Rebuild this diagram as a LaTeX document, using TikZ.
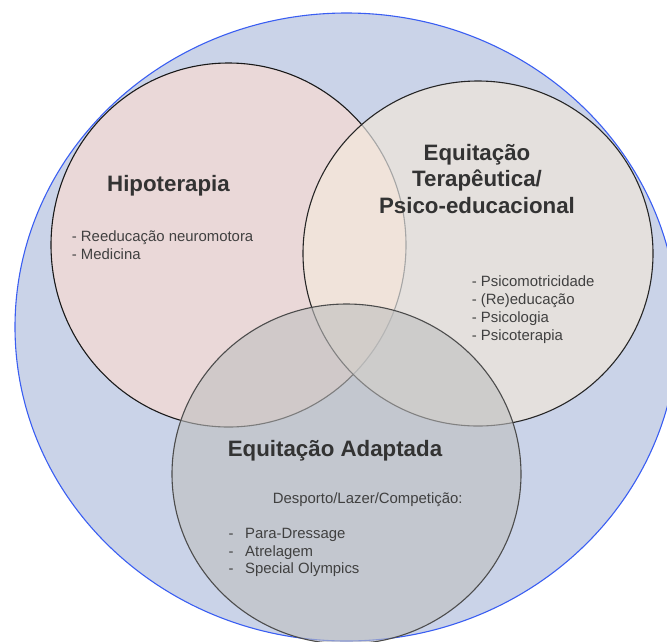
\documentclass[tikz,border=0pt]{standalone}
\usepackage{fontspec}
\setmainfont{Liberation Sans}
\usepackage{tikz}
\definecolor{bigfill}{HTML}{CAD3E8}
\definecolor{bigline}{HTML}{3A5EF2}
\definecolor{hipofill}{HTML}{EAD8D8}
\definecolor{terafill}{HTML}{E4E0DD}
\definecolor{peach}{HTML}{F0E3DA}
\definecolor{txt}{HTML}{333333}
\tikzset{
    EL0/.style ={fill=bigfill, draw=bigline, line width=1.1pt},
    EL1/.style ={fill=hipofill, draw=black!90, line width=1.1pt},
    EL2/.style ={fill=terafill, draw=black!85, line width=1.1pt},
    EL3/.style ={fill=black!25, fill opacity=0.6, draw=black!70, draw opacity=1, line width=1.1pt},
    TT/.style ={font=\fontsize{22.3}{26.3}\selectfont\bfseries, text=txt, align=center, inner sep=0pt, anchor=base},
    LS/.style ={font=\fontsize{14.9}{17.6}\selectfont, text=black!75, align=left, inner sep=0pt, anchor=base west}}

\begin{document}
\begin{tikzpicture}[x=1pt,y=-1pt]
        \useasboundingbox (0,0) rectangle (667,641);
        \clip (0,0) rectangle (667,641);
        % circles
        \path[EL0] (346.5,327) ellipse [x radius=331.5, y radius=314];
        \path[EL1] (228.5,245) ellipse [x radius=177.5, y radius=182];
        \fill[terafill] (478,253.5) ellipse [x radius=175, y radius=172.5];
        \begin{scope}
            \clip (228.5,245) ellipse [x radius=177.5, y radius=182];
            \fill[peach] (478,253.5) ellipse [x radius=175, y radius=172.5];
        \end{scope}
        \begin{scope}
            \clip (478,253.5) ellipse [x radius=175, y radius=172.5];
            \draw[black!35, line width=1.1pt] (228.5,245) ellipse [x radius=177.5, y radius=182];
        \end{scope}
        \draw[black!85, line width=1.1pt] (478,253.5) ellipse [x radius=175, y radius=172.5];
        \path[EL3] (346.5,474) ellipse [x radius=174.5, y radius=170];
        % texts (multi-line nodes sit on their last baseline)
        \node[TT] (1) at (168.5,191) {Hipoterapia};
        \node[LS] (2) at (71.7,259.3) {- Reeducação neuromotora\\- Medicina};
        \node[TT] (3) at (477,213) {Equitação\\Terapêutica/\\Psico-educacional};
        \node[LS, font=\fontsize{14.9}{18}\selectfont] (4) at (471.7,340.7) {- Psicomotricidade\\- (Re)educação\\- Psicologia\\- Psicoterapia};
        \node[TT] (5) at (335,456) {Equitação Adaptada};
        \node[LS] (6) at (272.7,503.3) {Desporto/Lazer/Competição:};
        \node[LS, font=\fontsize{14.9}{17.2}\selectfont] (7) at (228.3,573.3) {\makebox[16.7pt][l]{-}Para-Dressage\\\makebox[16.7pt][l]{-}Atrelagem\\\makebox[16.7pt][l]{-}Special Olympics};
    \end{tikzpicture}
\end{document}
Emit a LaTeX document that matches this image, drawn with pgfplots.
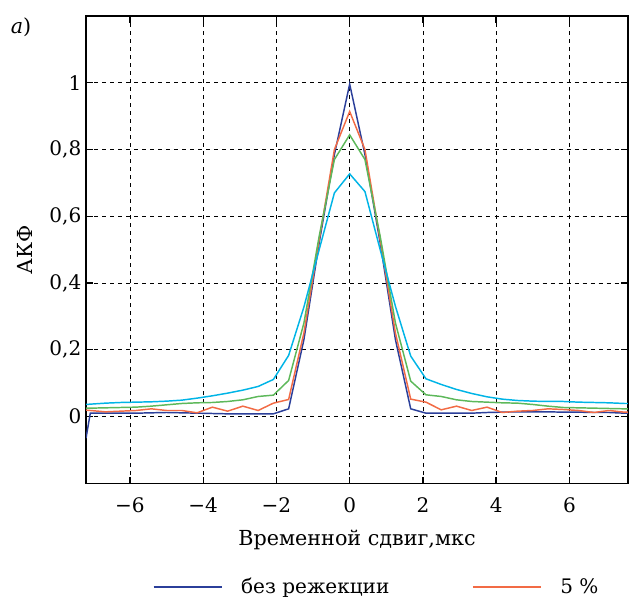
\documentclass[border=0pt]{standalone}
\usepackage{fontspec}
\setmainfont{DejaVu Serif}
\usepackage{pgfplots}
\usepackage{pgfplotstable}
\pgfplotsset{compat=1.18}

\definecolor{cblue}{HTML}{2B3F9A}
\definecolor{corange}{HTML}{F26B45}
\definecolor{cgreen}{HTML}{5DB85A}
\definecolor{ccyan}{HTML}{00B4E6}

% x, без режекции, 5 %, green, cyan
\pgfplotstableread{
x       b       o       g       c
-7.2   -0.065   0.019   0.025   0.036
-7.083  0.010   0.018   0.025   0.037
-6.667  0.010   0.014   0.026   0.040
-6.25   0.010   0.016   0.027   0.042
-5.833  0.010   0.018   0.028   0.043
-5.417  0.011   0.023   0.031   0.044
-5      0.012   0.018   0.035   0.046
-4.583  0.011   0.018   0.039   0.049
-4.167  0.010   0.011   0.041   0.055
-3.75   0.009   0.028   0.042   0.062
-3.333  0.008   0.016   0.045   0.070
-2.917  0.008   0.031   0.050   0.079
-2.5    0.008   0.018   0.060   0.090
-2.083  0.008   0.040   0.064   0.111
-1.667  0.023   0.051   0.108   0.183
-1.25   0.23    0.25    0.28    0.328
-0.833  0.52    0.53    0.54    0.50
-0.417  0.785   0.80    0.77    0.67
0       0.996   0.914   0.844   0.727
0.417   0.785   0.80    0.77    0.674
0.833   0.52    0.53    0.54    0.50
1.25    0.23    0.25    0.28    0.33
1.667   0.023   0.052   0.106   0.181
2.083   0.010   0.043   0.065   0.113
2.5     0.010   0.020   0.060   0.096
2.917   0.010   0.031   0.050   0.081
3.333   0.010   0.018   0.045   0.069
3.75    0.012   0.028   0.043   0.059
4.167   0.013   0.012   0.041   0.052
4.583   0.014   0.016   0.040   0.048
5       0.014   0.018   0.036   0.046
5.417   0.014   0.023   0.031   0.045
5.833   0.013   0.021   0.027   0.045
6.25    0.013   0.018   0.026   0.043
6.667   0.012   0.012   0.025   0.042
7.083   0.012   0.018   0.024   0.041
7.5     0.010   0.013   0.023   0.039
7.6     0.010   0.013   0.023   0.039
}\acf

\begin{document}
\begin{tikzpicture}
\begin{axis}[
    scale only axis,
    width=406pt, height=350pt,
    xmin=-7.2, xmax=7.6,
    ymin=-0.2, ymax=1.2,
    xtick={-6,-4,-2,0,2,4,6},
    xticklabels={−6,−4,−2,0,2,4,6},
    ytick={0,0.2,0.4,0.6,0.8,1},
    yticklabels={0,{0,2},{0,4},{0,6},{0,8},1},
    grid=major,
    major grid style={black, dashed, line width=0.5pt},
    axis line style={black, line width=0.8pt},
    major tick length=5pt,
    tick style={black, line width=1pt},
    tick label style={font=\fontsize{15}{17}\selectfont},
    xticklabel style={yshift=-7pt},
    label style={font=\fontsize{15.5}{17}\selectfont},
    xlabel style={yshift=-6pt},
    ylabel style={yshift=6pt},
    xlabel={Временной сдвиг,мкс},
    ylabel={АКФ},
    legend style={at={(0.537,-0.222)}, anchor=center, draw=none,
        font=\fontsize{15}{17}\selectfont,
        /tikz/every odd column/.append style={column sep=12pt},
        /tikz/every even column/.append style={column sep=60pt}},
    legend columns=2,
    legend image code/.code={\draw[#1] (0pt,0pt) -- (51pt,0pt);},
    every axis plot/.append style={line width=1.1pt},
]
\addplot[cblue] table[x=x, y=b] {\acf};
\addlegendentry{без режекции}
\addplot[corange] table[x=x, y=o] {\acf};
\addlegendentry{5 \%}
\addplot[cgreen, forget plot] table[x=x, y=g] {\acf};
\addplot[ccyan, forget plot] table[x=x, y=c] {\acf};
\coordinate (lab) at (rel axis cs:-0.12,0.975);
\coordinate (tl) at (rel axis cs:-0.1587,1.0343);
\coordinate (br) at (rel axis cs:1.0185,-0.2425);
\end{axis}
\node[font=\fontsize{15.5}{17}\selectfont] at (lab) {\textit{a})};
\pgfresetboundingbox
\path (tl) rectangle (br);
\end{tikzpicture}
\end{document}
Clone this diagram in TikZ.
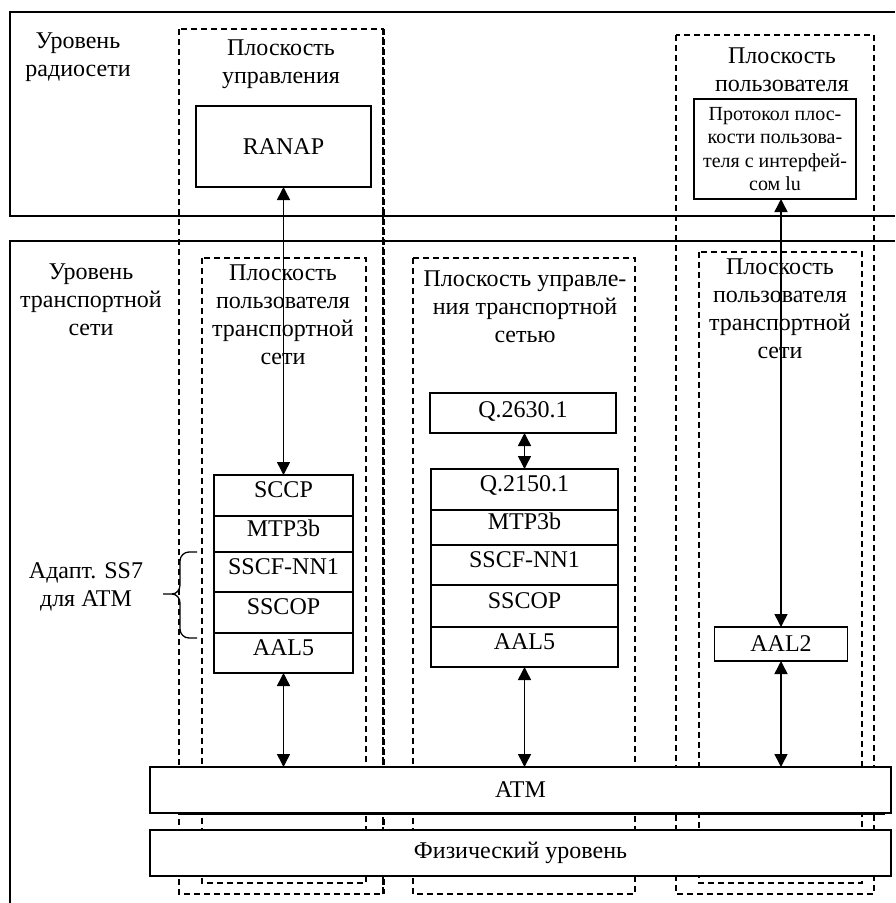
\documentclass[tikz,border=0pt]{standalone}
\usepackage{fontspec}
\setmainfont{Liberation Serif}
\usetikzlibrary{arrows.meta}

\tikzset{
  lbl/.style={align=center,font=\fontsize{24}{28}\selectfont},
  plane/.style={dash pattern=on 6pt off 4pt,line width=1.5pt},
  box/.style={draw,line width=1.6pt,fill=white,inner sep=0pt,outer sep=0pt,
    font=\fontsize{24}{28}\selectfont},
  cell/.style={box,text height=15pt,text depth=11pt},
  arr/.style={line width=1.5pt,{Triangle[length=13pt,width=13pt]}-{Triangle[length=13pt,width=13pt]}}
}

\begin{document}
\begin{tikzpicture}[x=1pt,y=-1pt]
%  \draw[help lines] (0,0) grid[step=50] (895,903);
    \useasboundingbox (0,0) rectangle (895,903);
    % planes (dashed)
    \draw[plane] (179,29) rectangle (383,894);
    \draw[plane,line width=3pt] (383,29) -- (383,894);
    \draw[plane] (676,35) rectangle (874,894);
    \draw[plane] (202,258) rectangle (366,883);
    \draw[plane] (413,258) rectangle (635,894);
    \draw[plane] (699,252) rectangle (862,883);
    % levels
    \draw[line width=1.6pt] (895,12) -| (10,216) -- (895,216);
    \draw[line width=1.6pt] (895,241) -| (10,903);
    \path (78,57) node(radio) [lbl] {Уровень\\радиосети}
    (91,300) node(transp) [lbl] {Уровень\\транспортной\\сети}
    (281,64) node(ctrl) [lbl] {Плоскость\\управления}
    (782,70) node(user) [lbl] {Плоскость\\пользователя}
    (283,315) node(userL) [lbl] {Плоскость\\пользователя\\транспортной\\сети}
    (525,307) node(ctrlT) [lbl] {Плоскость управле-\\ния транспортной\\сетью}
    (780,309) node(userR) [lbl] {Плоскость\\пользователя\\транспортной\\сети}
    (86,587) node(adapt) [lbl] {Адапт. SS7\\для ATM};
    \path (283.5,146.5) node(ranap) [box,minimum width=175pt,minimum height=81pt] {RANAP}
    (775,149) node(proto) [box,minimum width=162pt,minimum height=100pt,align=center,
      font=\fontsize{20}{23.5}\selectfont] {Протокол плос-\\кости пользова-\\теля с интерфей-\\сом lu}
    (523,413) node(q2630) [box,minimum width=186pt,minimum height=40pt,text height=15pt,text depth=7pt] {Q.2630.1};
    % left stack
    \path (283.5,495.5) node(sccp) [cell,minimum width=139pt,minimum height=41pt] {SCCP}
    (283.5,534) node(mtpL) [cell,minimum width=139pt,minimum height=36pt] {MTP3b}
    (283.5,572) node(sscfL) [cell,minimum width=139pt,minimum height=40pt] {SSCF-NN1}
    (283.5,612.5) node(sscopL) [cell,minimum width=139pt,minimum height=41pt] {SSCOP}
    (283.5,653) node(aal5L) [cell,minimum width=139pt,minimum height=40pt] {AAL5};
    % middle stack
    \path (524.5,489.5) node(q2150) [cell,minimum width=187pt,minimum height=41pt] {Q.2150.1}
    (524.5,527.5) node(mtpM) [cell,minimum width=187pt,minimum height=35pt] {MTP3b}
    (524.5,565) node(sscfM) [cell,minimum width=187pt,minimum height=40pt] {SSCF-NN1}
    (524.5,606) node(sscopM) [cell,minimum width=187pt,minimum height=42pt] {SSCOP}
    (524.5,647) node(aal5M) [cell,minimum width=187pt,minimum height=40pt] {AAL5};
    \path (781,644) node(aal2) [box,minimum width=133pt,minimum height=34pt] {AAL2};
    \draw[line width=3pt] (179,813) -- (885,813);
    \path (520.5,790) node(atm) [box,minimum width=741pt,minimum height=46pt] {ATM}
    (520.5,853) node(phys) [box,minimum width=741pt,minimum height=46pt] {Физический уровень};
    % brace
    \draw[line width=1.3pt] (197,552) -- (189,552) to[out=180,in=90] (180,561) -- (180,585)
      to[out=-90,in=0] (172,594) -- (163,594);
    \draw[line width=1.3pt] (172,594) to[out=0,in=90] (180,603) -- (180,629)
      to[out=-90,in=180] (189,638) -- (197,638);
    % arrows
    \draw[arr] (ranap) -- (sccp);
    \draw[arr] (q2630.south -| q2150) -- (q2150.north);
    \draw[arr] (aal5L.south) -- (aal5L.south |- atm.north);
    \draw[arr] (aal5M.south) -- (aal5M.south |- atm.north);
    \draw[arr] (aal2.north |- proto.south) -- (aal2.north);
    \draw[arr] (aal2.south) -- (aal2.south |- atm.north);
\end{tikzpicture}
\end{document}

**Task objective:** Repeat only the lines between the start of the data and the line with "text=black!75, align=left, inner", including those two lines, and skip the pictures.

**Solution to this task:**
Rebuild this diagram as a LaTeX document, using TikZ.
\documentclass[tikz,border=0pt]{standalone}
\usepackage{fontspec}
\setmainfont{Liberation Sans}
\usepackage{tikz}
\definecolor{bigfill}{HTML}{CAD3E8}
\definecolor{bigline}{HTML}{3A5EF2}
\definecolor{hipofill}{HTML}{EAD8D8}
\definecolor{terafill}{HTML}{E4E0DD}
\definecolor{peach}{HTML}{F0E3DA}
\definecolor{txt}{HTML}{333333}
\tikzset{
    EL0/.style ={fill=bigfill, draw=bigline, line width=1.1pt},
    EL1/.style ={fill=hipofill, draw=black!90, line width=1.1pt},
    EL2/.style ={fill=terafill, draw=black!85, line width=1.1pt},
    EL3/.style ={fill=black!25, fill opacity=0.6, draw=black!70, draw opacity=1, line width=1.1pt},
    TT/.style ={font=\fontsize{22.3}{26.3}\selectfont\bfseries, text=txt, align=center, inner sep=0pt, anchor=base},
    LS/.style ={font=\fontsize{14.9}{17.6}\selectfont, text=black!75, align=left, inner sep=0pt, anchor=base west}}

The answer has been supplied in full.